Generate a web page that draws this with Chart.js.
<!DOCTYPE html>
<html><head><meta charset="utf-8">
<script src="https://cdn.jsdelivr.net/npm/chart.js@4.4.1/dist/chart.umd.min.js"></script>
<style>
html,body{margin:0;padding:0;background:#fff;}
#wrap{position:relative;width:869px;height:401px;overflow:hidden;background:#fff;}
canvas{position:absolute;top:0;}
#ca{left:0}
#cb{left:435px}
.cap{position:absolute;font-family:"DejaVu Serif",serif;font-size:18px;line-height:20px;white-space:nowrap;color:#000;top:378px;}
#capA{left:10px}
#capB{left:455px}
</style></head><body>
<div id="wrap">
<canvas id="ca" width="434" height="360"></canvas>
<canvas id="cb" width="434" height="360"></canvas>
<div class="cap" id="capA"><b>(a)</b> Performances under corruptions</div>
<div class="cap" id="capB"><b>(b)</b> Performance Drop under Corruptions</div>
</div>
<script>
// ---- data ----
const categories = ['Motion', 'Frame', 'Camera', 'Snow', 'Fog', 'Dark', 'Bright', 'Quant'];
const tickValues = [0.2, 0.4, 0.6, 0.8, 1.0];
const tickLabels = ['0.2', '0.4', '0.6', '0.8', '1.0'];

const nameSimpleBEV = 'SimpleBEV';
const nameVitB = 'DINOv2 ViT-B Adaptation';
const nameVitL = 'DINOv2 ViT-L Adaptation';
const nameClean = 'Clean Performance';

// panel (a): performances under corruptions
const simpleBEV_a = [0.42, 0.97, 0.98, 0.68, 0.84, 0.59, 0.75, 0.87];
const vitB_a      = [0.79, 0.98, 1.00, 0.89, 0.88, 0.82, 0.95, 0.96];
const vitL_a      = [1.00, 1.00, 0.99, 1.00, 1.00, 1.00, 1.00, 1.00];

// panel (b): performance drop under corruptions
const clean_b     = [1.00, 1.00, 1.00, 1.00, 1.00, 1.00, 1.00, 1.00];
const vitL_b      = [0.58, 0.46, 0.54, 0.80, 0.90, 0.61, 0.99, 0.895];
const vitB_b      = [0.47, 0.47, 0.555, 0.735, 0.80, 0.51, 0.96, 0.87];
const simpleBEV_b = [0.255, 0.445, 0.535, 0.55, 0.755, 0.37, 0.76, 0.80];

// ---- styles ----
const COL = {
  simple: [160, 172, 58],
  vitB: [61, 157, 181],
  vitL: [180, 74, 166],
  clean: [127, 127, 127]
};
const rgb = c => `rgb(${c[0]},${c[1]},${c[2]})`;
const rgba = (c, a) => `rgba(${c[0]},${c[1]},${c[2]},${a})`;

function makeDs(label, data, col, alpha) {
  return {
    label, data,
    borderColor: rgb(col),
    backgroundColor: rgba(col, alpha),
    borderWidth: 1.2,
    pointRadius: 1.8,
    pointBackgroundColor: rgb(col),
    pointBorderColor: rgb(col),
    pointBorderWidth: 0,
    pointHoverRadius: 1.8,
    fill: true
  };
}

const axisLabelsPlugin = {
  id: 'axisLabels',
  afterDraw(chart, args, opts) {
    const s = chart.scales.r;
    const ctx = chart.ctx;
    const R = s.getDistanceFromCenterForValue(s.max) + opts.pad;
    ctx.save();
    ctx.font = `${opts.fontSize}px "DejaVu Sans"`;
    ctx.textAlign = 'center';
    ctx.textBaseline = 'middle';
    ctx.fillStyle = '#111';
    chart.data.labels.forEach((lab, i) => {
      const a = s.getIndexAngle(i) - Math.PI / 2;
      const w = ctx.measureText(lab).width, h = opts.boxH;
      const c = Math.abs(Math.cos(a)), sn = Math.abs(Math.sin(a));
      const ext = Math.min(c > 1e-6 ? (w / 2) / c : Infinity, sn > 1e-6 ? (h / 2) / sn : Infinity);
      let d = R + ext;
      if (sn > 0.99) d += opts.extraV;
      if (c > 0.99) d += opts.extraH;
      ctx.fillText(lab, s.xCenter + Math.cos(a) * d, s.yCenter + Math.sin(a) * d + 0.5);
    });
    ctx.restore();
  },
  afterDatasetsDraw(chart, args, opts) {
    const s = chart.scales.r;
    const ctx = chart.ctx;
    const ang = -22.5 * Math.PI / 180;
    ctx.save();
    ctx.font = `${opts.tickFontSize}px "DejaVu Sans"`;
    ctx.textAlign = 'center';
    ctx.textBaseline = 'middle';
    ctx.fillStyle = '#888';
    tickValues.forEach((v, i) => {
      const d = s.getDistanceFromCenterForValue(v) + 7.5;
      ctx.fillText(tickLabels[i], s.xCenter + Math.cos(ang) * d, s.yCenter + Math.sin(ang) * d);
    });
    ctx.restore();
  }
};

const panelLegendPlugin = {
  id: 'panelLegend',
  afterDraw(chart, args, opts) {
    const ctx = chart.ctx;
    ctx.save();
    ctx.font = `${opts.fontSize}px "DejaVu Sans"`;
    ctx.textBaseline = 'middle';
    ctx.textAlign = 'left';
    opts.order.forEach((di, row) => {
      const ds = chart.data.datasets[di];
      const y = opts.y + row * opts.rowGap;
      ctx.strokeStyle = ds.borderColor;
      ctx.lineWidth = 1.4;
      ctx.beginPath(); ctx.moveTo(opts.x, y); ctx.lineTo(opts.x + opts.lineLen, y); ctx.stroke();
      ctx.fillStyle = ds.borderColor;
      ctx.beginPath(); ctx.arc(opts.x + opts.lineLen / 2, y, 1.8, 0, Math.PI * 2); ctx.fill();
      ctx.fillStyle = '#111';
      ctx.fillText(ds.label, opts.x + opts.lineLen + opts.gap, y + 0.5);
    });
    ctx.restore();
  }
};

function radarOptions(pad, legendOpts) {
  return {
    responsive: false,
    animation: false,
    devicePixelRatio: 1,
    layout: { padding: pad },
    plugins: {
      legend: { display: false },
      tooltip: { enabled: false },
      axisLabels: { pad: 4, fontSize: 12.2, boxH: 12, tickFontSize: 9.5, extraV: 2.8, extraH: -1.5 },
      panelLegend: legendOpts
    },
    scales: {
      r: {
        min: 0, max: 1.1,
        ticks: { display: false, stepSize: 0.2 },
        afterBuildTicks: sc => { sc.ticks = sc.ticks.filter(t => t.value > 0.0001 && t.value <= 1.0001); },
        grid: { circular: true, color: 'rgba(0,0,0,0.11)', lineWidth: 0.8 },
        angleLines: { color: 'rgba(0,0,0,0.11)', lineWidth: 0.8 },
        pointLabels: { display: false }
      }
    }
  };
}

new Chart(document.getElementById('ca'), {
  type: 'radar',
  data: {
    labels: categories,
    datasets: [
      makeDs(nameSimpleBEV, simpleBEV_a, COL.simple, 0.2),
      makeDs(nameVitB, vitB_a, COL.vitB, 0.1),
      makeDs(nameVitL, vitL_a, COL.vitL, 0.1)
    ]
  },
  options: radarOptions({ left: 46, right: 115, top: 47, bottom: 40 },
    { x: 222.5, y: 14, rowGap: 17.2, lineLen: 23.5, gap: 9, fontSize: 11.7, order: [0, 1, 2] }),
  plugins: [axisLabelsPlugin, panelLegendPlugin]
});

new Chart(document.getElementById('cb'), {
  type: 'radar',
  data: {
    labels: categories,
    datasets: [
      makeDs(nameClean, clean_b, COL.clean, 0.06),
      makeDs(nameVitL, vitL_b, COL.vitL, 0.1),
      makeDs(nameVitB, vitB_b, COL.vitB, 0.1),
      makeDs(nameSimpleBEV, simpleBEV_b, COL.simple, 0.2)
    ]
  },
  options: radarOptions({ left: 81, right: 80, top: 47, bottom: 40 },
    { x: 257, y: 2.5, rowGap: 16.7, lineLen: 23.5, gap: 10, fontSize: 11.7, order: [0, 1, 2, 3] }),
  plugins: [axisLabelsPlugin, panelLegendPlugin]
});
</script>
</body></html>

● STATED EXERCISE
Return the lines above precisely as they appear, beginning at the first line and ending at the line with "0.37, 0.76, 0.80];", and nothing after it.

● OUTPUT OF THE TASK
Generate a web page that draws this with Chart.js.
<!DOCTYPE html>
<html><head><meta charset="utf-8">
<script src="https://cdn.jsdelivr.net/npm/chart.js@4.4.1/dist/chart.umd.min.js"></script>
<style>
html,body{margin:0;padding:0;background:#fff;}
#wrap{position:relative;width:869px;height:401px;overflow:hidden;background:#fff;}
canvas{position:absolute;top:0;}
#ca{left:0}
#cb{left:435px}
.cap{position:absolute;font-family:"DejaVu Serif",serif;font-size:18px;line-height:20px;white-space:nowrap;color:#000;top:378px;}
#capA{left:10px}
#capB{left:455px}
</style></head><body>
<div id="wrap">
<canvas id="ca" width="434" height="360"></canvas>
<canvas id="cb" width="434" height="360"></canvas>
<div class="cap" id="capA"><b>(a)</b> Performances under corruptions</div>
<div class="cap" id="capB"><b>(b)</b> Performance Drop under Corruptions</div>
</div>
<script>
// ---- data ----
const categories = ['Motion', 'Frame', 'Camera', 'Snow', 'Fog', 'Dark', 'Bright', 'Quant'];
const tickValues = [0.2, 0.4, 0.6, 0.8, 1.0];
const tickLabels = ['0.2', '0.4', '0.6', '0.8', '1.0'];

const nameSimpleBEV = 'SimpleBEV';
const nameVitB = 'DINOv2 ViT-B Adaptation';
const nameVitL = 'DINOv2 ViT-L Adaptation';
const nameClean = 'Clean Performance';

// panel (a): performances under corruptions
const simpleBEV_a = [0.42, 0.97, 0.98, 0.68, 0.84, 0.59, 0.75, 0.87];
const vitB_a      = [0.79, 0.98, 1.00, 0.89, 0.88, 0.82, 0.95, 0.96];
const vitL_a      = [1.00, 1.00, 0.99, 1.00, 1.00, 1.00, 1.00, 1.00];

// panel (b): performance drop under corruptions
const clean_b     = [1.00, 1.00, 1.00, 1.00, 1.00, 1.00, 1.00, 1.00];
const vitL_b      = [0.58, 0.46, 0.54, 0.80, 0.90, 0.61, 0.99, 0.895];
const vitB_b      = [0.47, 0.47, 0.555, 0.735, 0.80, 0.51, 0.96, 0.87];
const simpleBEV_b = [0.255, 0.445, 0.535, 0.55, 0.755, 0.37, 0.76, 0.80];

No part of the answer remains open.